Police went to search an apartment in the southern suburb of Forest on Tuesday afternoon.
"During this operation, one or several people opened fire on the police as they came through the door," the federal prosecutor's office said.
Three officers were injured then and a fourth in a later exchange of gunfire, it said.
"A suspect armed with a Kalashnikov" was also killed at around 18:00 in the street outside the flat, the prosecutors' statement said.
The Associated Press news agency quotes prosecutor Eric Van der Sypt as saying that several people fled the scene when the gunshots first rang out, and it was not yet clear if all were bystanders, or if some were suspects.

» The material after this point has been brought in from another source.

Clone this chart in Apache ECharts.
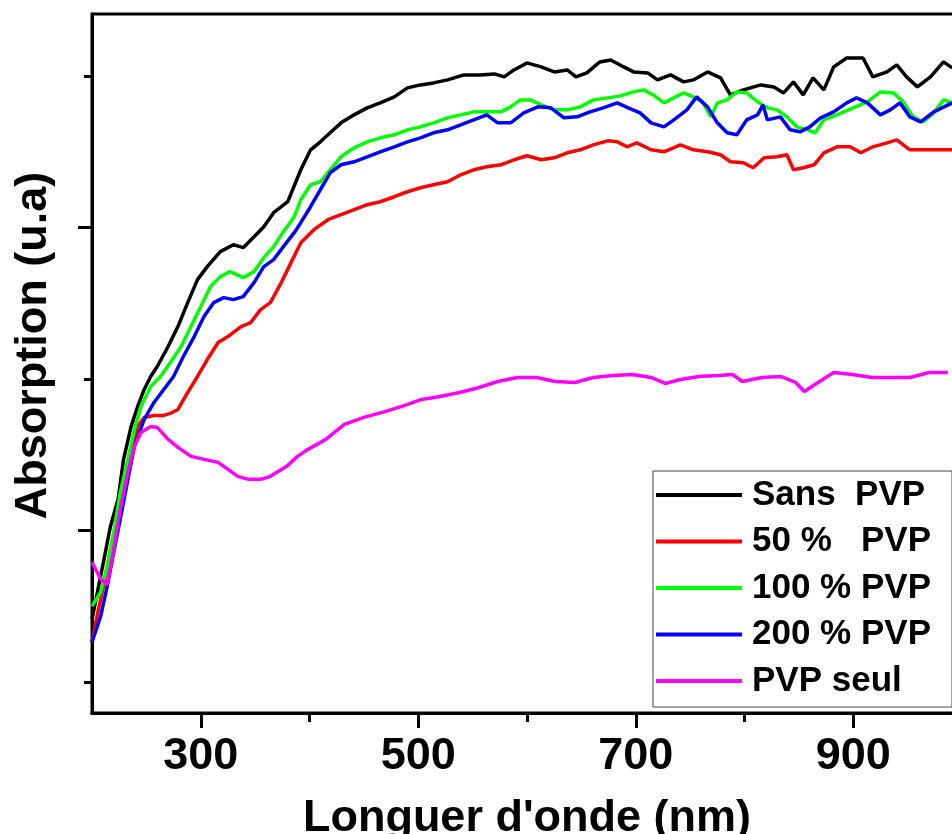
<!DOCTYPE html>
<html><head><meta charset="utf-8">
<script src="https://cdn.jsdelivr.net/npm/echarts@6/dist/echarts.min.js"></script>
<style>html,body{margin:0;padding:0;background:#fff}#c{width:952px;height:834px}</style>
</head><body><div id="c"></div>
<script>
// Wavelength (nm) and absorption (arbitrary units)
const sansNm  = [200,205,211,217,224,229,236,242,248,254,260,270,279,288,297,306,318,330,339,349,358,367,380,392,401,410,419,429,441,453,465,478,490,502,514,527,542,557,570,579,588,600,613,625,637,645,655,667,677,689,698,711,720,732,744,753,766,778,787,799,815,827,836,845,854,863,873,882,894,909,918,931,940,949,959,971,983,991];
const sansAbs = [0.94,1.21,1.54,1.87,2.14,2.54,2.87,3.07,3.24,3.37,3.47,3.67,3.87,4.11,4.34,4.47,4.62,4.69,4.66,4.77,4.87,5.01,5.12,5.44,5.64,5.72,5.81,5.91,5.99,6.06,6.11,6.17,6.26,6.29,6.31,6.34,6.39,6.39,6.40,6.37,6.44,6.51,6.47,6.42,6.44,6.37,6.41,6.52,6.54,6.47,6.42,6.41,6.34,6.39,6.32,6.34,6.42,6.36,6.19,6.24,6.29,6.27,6.21,6.32,6.19,6.36,6.24,6.47,6.56,6.56,6.37,6.42,6.49,6.37,6.27,6.37,6.52,6.46];

const p50Nm  = [200,205,211,217,224,229,236,242,248,257,266,272,279,288,297,306,316,325,337,346,355,364,374,383,392,404,417,429,441,453,465,478,490,502,514,527,539,551,563,576,588,600,613,625,637,649,661,674,683,692,701,714,726,741,753,766,778,787,799,808,818,830,839,845,854,864,873,885,897,907,918,931,940,952,968,991];
const p50Abs = [0.71,0.99,1.29,1.64,1.99,2.29,2.64,2.87,2.96,2.98,2.98,3.00,3.04,3.21,3.37,3.54,3.71,3.77,3.87,3.91,4.04,4.11,4.31,4.51,4.71,4.84,4.94,4.99,5.04,5.09,5.12,5.17,5.22,5.26,5.29,5.32,5.39,5.44,5.47,5.49,5.54,5.58,5.54,5.56,5.61,5.64,5.69,5.73,5.72,5.67,5.71,5.64,5.62,5.69,5.64,5.62,5.59,5.52,5.51,5.46,5.56,5.57,5.59,5.44,5.46,5.49,5.61,5.67,5.67,5.61,5.67,5.71,5.74,5.64,5.64,5.64];

const p100Nm  = [200,208,214,220,226,233,239,245,254,263,272,282,291,300,309,318,327,339,349,358,367,376,386,392,401,410,419,429,441,453,465,478,490,502,514,527,539,551,563,576,585,594,603,613,625,637,649,661,674,686,698,707,716,726,735,744,753,762,769,775,784,793,802,812,821,830,839,848,858,865,873,885,900,913,925,937,946,955,964,974,983,991];
const p100Abs = [1.07,1.21,1.47,1.81,2.21,2.54,2.84,3.07,3.27,3.37,3.51,3.67,3.87,4.07,4.27,4.37,4.42,4.36,4.42,4.56,4.67,4.82,4.97,5.14,5.29,5.32,5.44,5.57,5.66,5.72,5.76,5.79,5.84,5.87,5.91,5.96,5.99,6.02,6.02,6.02,6.07,6.14,6.14,6.09,6.04,6.04,6.07,6.14,6.16,6.18,6.22,6.24,6.19,6.11,6.16,6.21,6.17,6.11,5.97,6.11,6.14,6.22,6.21,6.12,6.06,6.04,5.97,5.87,5.84,5.81,5.94,5.99,6.06,6.12,6.22,6.21,6.12,5.97,5.92,6.01,6.14,6.11];

const p200Nm  = [200,208,214,220,226,233,239,248,257,266,275,284,294,303,312,321,330,339,349,358,367,376,386,392,401,410,419,429,441,453,465,478,490,502,514,527,539,551,563,573,585,597,610,622,634,646,658,670,683,693,704,714,726,735,747,756,766,775,784,793,802,812,817,821,833,842,851,860,870,882,894,903,913,925,934,943,952,962,974,991];
const p200Abs = [0.71,0.97,1.27,1.61,1.94,2.34,2.67,2.94,3.11,3.24,3.37,3.57,3.77,3.97,4.11,4.16,4.14,4.17,4.31,4.47,4.54,4.67,4.81,4.91,5.07,5.24,5.41,5.49,5.52,5.57,5.62,5.67,5.72,5.76,5.81,5.84,5.89,5.94,5.99,5.91,5.91,6.01,6.07,6.06,5.96,5.97,6.02,6.06,6.11,6.06,6.01,5.91,5.87,5.94,6.04,6.17,6.07,5.91,5.81,5.79,5.94,5.99,6.09,5.94,5.97,5.84,5.82,5.87,5.96,6.02,6.11,6.16,6.11,5.99,6.04,6.11,5.97,5.92,6.02,6.11];

const seulNm  = [200,208,214,220,226,233,239,245,254,260,270,279,291,303,316,325,334,344,355,364,379,389,397,415,432,450,467,485,503,520,538,556,573,591,609,626,644,661,679,697,714,727,741,758,776,789,798,816,833,847,855,869,882,899,917,935,952,970,987];
const seulAbs = [1.51,1.34,1.29,1.64,2.04,2.41,2.67,2.81,2.87,2.86,2.74,2.66,2.57,2.54,2.51,2.44,2.37,2.34,2.34,2.37,2.47,2.57,2.63,2.74,2.89,2.96,3.01,3.07,3.14,3.17,3.21,3.26,3.32,3.36,3.36,3.32,3.31,3.36,3.38,3.39,3.36,3.30,3.34,3.37,3.38,3.39,3.32,3.36,3.37,3.31,3.22,3.32,3.41,3.39,3.36,3.36,3.36,3.41,3.41];

const seriesNames = ['Sans  PVP', '50 %   PVP', '100 % PVP', '200 % PVP', 'PVP seul'];
const xLabelTicks = [300, 500, 700, 900];
const xMinorTicks = [400, 600, 800];
const yMajorTicks = [1.83, 4.86];
const yMinorTicks = [0.31, 3.34, 6.38];

const zip = (a, b) => a.map((v, i) => [v, b[i]]);
const colors = ['#000000', '#ff0000', '#00ff00', '#0000ff', '#ff00ff'];
const dataSets = [zip(sansNm, sansAbs), zip(p50Nm, p50Abs), zip(p100Nm, p100Abs), zip(p200Nm, p200Abs), zip(seulNm, seulAbs)];

const FONT = '"Liberation Sans", Arial, sans-serif';
const chart = echarts.init(document.getElementById('c'), null, {renderer: 'canvas'});
chart.setOption({
  backgroundColor: '#ffffff',
  animation: false,
  grid: {left: 92, right: -10, top: 14, bottom: 121, outerBoundsMode: 'none', containLabel: false,
         show: true, borderColor: '#000', borderWidth: 3, backgroundColor: 'transparent'},
  xAxis: [{
    type: 'value', min: 200, max: 1000, position: 'bottom',
    name: "Longuer d'onde (nm)", nameLocation: 'middle', nameGap: 83,
    nameTextStyle: {fontFamily: FONT, fontWeight: 'bold', fontSize: 45, color: '#000'},
    axisLine: {show: true, lineStyle: {color: '#000', width: 3}},
    axisTick: {show: true, inside: false, length: 15, lineStyle: {color: '#000', width: 3}, customValues: xLabelTicks},
    axisLabel: {show: true, customValues: xLabelTicks, margin: 21, fontFamily: FONT, fontWeight: 'bold', fontSize: 45, color: '#000'},
    splitLine: {show: false}
  }, {
    type: 'value', min: 200, max: 1000, position: 'bottom', offset: 0,
    axisLine: {show: false},
    axisTick: {show: true, length: 9, lineStyle: {color: '#000', width: 3}, customValues: xMinorTicks},
    axisLabel: {show: false},
    splitLine: {show: false}
  }],
  yAxis: [{
    type: 'value', min: 0, max: 7, position: 'left',
    name: 'Absorption (u.a)', nameLocation: 'middle', nameGap: 36, nameRotate: 90,
    nameTextStyle: {fontFamily: FONT, fontWeight: 'bold', fontSize: 45, color: '#000', padding: [0, 0, 0, 36]},
    axisLine: {show: true, lineStyle: {color: '#000', width: 3}},
    axisTick: {show: true, length: 14, lineStyle: {color: '#000', width: 3}, customValues: yMajorTicks},
    axisLabel: {show: false},
    splitLine: {show: false}
  }, {
    type: 'value', min: 0, max: 7, position: 'left', offset: 0,
    axisLine: {show: false},
    axisTick: {show: true, length: 8, lineStyle: {color: '#000', width: 3}, customValues: yMinorTicks},
    axisLabel: {show: false},
    splitLine: {show: false}
  }],
  legend: {
    orient: 'vertical', left: 653, top: 471,
    data: seriesNames,
    icon: 'rect', itemWidth: 86, itemHeight: 4, itemGap: 6.5,
    padding: [4, 21, 6, 3],
    borderColor: '#444', borderWidth: 1, backgroundColor: '#fff',
    textStyle: {fontFamily: FONT, fontWeight: 'bold', fontSize: 35, color: '#000', lineHeight: 40, padding: [0, 0, 0, 5]}
  },
  series: seriesNames.map((n, i) => ({
    name: n, type: 'line', xAxisIndex: 0, yAxisIndex: 0,
    data: dataSets[i], showSymbol: false, symbol: 'none',
    lineStyle: {color: colors[i], width: 3.5}, itemStyle: {color: colors[i]},
    z: 2 + i
  }))
});
</script></body></html>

Belgian media reports say police are searching for two more suspects after the raid.
The dead man has not yet been identified. However, a prosecutor's spokesman had earlier made clear it was not Salah Abdeslam - one of two suspects still on the run after the 13 November attacks in Paris.
French police sources had said earlier that he was not the target of Tuesday's raid.
Belgium's De Standaard newspaper (in Dutch) quotes its sources as saying that investigators had been expecting to raid a safe house used in connection with the Paris attacks.
They had not expected the flat to be occupied, as its water and electricity had been disconnected for some time.
The operation brought life to a standstill in the area, close to railway lines used by high-speed trains to London and Paris.
Two local schools and two kindergartens were in lockdown for several hours before being evacuated by police.
While the operation at the flat has finished, a police source told the BBC that their search was widening - and could possibly involve a second location.
The prosecutor's office said the investigation is "actively continuing, day and night" but gave no other details.
The BBC's Anna Holligan at the scene says a huge police presence remains, with heavily armed officers on the streets and helicopters hovering overhead.
Since the 13 November attacks, officials have identified most of the people they believe to have carried out the assaults.
Most of the suspects either died during the attacks or were killed in later police raids.
In addition, 11 people have been arrested and charged in Belgium in connection with the killings. Another eight are still in detention.
Parts of Brussels were sealed off for days after the Paris massacre amid fears of a major incident. A number of suspected attackers lived in the Belgian capital. Police have also carried out a series of raids in the city.